Одна из рекомендаций этики ненасилия гласит: "Наилучшее средство убедить оппонента в своей искренности - самому принять жертву". В нем выражена давно известная нравственная позиция. Но сколь мучительна правда справедливости, когда необходимо "быть справделивым к тем, кто тебя презирает" (Ф.Ницше). Тем не менее это единственный путь сохранить чистоту помыслов в борьбе с общественным злом. Не случайно Ганди старался не использовать такие слова, как "жертва" или "страдание", употребляя слово "yajna" для обозначения действий, которые с обычной прагматической точки зрения конечно, выглядят как самопожертвование. Если исходить из того, что интересы людей в конечном счете едины, а именно этому учил Ганди, и их противопоставление является всего лишь следствием естественного порядка, то действие, представляющееся жертвой, можно истолковать и как дарение.

Ненасилие предполагает терпимость в отношении к оппоненту и терпеливость в осуществлении целей. Ненасильственное разрешение конфликтов не может быть иным, коль скоро речь идет о реализации прав человека. Стратегия и тактика ненасильственной политики подкреплены убежденностью, верой ее участников и авторитетом лидера. Политика, которая состоит из маленьких шагов и скромных действий, которая основывается на кропотливой организации масс народа и обеспечении внутренней дисциплинированности, в отличие от энергичного натиска и решительности внезапно примененной силы, требует особой ответственности и продуманности тактики борьбы.
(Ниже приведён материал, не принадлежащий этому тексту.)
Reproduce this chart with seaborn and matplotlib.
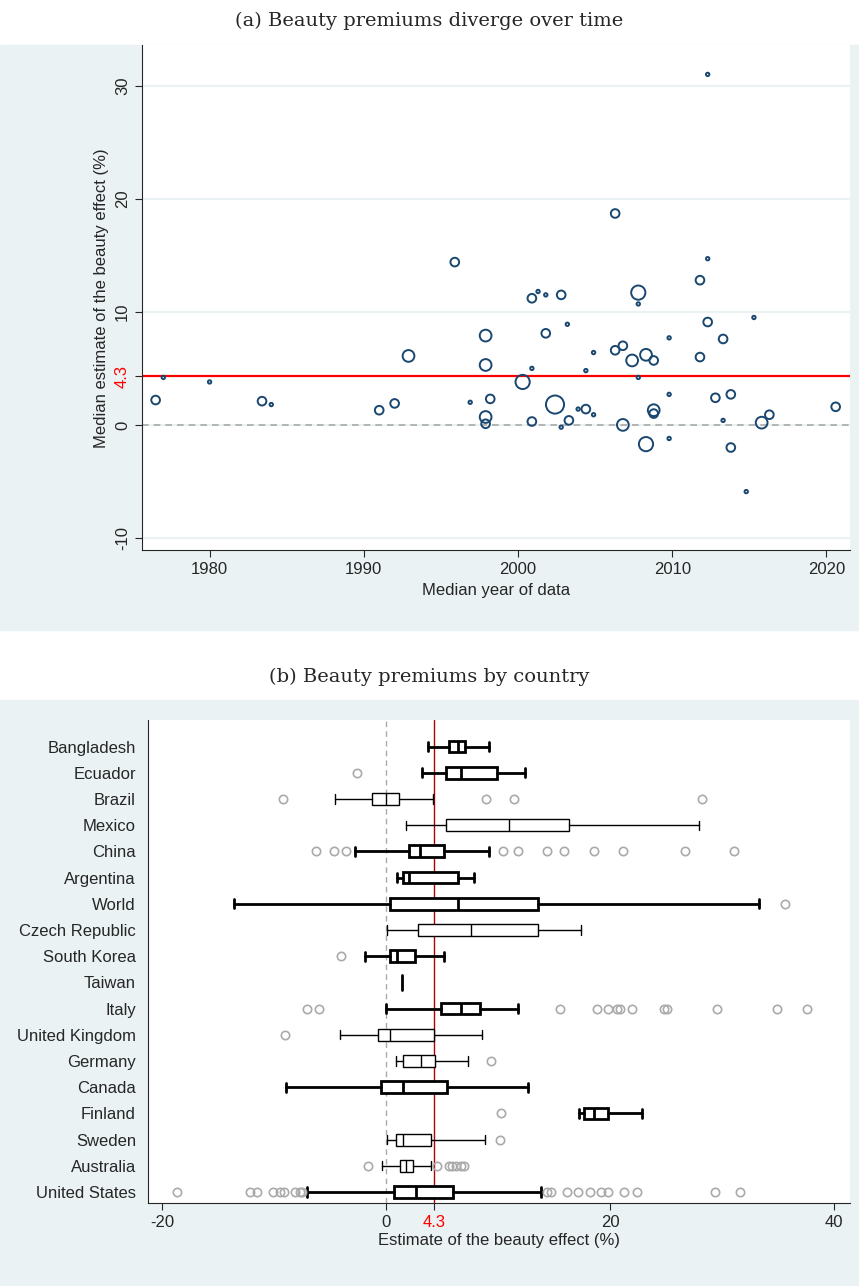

Ненасильственная политика развивается не только против несправедливости, она ведется за всех тех, кто страдает от несправедливости и кто оскверняется, участвуя в несправедливости, т.е. и за оппонента также.
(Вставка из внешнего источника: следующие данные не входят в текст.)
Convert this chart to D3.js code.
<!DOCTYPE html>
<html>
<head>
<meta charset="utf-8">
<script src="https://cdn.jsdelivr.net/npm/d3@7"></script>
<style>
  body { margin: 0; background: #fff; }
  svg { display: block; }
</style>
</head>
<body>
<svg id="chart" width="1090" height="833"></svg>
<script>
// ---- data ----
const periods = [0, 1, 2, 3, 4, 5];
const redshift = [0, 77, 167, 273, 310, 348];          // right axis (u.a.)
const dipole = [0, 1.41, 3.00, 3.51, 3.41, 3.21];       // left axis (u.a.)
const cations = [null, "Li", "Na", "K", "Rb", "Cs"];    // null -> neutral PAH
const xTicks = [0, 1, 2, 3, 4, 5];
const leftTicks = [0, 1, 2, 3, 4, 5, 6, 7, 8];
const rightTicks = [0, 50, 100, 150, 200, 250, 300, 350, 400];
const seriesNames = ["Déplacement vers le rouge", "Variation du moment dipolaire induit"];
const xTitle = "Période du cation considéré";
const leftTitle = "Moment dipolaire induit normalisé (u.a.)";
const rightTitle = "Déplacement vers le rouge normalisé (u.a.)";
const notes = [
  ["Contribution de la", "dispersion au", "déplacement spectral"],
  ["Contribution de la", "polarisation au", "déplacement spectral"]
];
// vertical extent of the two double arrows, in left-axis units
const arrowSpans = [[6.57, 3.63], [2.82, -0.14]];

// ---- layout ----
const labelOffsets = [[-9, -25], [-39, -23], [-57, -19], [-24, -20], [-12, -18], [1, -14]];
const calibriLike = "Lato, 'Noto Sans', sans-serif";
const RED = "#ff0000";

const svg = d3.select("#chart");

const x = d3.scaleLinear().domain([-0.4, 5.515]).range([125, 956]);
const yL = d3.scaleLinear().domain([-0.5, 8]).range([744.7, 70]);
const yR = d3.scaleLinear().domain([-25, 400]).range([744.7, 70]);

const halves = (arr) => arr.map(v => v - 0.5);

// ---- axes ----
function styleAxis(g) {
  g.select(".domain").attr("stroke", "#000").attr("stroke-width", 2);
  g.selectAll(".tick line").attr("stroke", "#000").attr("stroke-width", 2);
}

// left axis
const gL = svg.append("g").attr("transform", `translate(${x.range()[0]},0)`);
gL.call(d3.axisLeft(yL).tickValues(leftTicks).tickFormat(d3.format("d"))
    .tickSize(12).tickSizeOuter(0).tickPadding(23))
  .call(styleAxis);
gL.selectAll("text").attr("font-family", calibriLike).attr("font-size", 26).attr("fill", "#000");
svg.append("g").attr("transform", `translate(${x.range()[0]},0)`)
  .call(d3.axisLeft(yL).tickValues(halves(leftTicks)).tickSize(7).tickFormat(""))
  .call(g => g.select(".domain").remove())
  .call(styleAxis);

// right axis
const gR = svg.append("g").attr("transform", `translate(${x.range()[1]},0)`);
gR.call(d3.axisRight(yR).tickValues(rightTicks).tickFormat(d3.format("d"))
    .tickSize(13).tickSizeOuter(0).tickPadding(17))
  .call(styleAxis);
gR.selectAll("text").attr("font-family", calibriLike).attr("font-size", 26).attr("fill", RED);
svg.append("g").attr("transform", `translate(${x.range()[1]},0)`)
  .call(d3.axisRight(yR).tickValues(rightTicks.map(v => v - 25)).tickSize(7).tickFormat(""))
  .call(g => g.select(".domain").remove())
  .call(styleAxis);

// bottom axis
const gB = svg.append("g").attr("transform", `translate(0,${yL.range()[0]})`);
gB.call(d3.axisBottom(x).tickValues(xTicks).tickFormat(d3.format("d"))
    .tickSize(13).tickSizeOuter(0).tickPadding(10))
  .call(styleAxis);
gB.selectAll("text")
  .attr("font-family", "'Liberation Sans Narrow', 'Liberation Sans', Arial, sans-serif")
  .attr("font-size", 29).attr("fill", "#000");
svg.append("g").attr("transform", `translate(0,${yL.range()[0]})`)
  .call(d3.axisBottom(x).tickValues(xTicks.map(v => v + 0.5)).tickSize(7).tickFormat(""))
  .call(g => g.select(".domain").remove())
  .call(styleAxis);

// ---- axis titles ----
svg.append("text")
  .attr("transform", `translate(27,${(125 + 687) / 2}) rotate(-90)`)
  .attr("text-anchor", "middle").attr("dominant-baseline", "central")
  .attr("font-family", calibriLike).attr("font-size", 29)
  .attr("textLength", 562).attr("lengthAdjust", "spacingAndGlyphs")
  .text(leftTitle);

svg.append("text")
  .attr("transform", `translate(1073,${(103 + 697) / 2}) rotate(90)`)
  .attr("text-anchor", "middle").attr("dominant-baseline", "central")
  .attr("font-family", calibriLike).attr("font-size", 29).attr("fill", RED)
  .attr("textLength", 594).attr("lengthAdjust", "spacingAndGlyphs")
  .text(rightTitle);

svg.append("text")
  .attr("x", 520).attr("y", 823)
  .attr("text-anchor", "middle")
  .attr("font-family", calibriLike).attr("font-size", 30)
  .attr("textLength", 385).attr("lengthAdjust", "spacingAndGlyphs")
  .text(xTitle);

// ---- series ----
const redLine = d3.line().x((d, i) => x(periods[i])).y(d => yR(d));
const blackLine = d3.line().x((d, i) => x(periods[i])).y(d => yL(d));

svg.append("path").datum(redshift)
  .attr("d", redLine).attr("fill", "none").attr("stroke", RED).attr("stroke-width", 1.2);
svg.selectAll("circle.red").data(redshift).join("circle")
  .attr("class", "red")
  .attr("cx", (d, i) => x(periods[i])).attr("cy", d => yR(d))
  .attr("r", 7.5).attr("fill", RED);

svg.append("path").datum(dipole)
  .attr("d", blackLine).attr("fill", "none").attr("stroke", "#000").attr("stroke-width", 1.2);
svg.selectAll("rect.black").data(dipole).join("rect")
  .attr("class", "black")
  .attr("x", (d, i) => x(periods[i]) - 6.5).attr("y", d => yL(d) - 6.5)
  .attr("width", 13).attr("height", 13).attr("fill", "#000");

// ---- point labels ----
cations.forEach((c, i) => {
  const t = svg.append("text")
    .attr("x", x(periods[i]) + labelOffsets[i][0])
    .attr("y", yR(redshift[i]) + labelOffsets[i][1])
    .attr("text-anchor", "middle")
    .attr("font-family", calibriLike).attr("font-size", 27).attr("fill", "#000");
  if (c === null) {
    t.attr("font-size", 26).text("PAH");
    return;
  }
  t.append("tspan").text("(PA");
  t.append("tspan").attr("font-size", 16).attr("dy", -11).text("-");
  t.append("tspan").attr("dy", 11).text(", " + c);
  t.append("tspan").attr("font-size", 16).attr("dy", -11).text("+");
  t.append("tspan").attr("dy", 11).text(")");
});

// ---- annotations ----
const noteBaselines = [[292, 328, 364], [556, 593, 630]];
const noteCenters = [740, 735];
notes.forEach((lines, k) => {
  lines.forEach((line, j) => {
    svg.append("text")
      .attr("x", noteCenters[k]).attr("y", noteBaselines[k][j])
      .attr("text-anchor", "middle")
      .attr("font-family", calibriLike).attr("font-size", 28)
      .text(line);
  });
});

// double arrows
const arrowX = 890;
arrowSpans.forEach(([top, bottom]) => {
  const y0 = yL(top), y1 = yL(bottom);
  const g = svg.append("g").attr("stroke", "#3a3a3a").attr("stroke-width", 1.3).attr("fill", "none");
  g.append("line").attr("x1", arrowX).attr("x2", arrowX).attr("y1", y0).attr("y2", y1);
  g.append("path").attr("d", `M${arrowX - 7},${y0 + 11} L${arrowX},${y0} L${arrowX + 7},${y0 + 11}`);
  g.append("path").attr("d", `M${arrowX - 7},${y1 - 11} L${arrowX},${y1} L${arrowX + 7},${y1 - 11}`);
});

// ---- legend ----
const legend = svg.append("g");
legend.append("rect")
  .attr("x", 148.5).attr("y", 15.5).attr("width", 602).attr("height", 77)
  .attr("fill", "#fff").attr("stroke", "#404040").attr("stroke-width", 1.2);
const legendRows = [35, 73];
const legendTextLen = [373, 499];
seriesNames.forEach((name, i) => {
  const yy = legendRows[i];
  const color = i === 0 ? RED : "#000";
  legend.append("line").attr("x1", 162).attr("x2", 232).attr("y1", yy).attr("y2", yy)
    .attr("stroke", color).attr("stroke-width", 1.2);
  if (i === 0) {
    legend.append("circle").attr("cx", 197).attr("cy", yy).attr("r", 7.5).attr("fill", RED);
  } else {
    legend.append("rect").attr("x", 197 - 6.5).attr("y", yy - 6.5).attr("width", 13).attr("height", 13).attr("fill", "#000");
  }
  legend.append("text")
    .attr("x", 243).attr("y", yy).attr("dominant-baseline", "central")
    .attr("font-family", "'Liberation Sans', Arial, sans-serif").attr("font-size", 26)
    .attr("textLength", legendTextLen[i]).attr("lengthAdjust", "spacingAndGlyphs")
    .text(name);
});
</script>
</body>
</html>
Впрочем, все эти нравственные требования к участникам ненасильственных акций и соответствующие ограничения в обобщенном виде содержатся в известной христианской заповеди "Любите врагов ваших, благословляйте проклинающих вас и молитесь за обижающих вас и гонящих вас". С точки зрения эгоистической морали, эта заповедь санкционирует попустительство обидчику и равнодушие к собственной судьбе. Стоит же сменить точку отсчета, примерив эту заповедь к отношениям различных групп внутри государства, как станет ясной несостоятельность эгоистического неприятия и этой заповеди, и этики любви в целом.
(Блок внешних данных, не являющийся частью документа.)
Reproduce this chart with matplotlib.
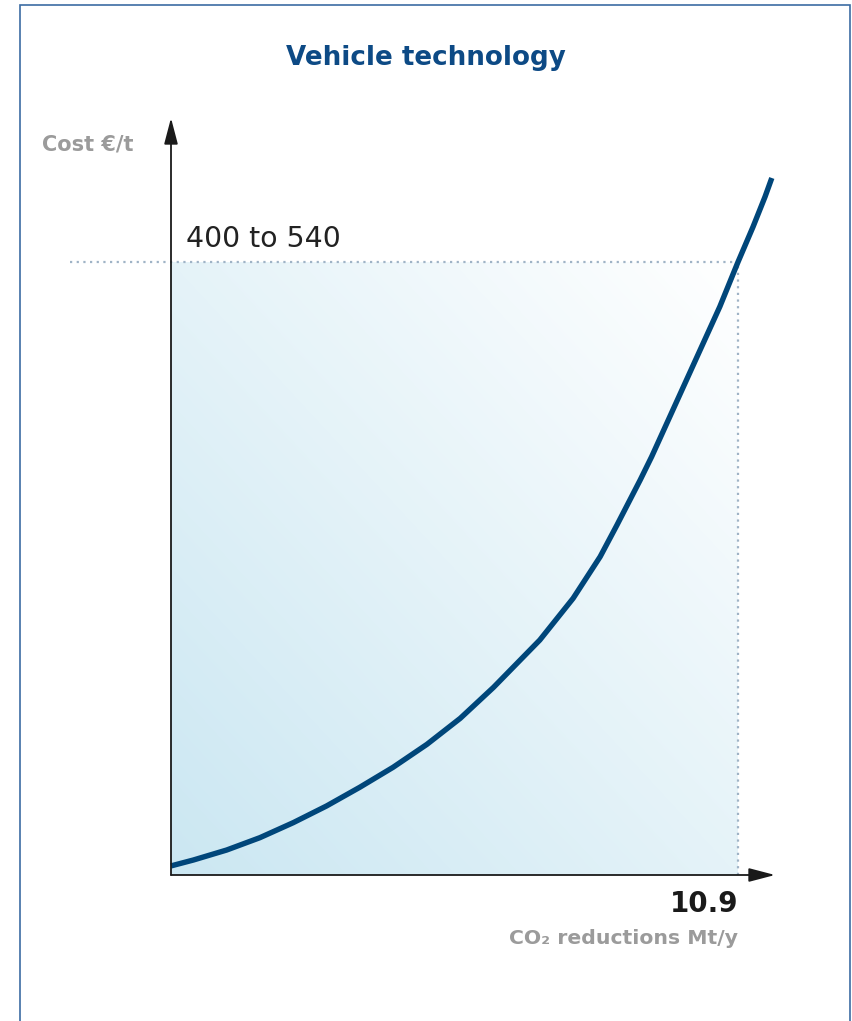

Непримиримость - предтеча трагедий. Заповедь любви к врагам противопоставляет непримиримости понимание того, что хотя люди и ответственны за свои поступки, последние нередко получают отдельную судьбу. Их результаты отрываются от самих деятелей и по крайней мере в этом смысле люди часто сами не ведают того, что творят, становясь заложниками собственных и чужих, подчас давно совершенных деяний. Этика ненасилия вменяет в обязанность руководствоваться моральными мотивами и брать на себя ответственность за совершаемые действия. Одновременно она требует социально-философской рассудительности и снисходительности к действиям других. Заповедь любви к врагам нередко кажется странной и двусмысленной. Ведь приведенному выше стиху из Нового Завета предшествует другой, не менее известный: "Не противься злому. Но кто ударит тебя в правую щеку, обрати к нему и другую". Как говорилось, апостол Павел дополнил заповедь непротивления существенно: "Не противься насилием ". Тем самым он не просто прояснил евангельскую заповедь, но закрепил одну из возможных ее интерпретаций. В наибольшей степени эта интерпретация адекватна именно массовым социальным акциям, надличностным как по своему характеру, так и по результатам.

Заповедь любви к врагам, непротивления злу насилием касается главным образом именно социальных действий, массовых политических акций, цели которых ясны, но результаты не непосредственны. Это требование к сопротивлению структурному насилию, субъектами которого, как правило, являются не конкретные личности, а социальные институты. Тем более, что насильственное действие "асимметрично": оно представляет собой прямое действие в ответ на косвенные действия, совершенные в рамках структурного насилия.

Таковы основные требования, предъявляемые этикой к ненасильственному разрешению конфликтов, к ненасильственной стратегии вообще. В той мере, в какой ненасильственная стратегия принципиальна, специально разработана и дисциплинированно осуществлена, эти требования являются характеристиками самой практики ненасилия. И как таковая это - практика, посредством которой возможно наиболее адекватное воплощение нравственного идеала в социально-политической сфере.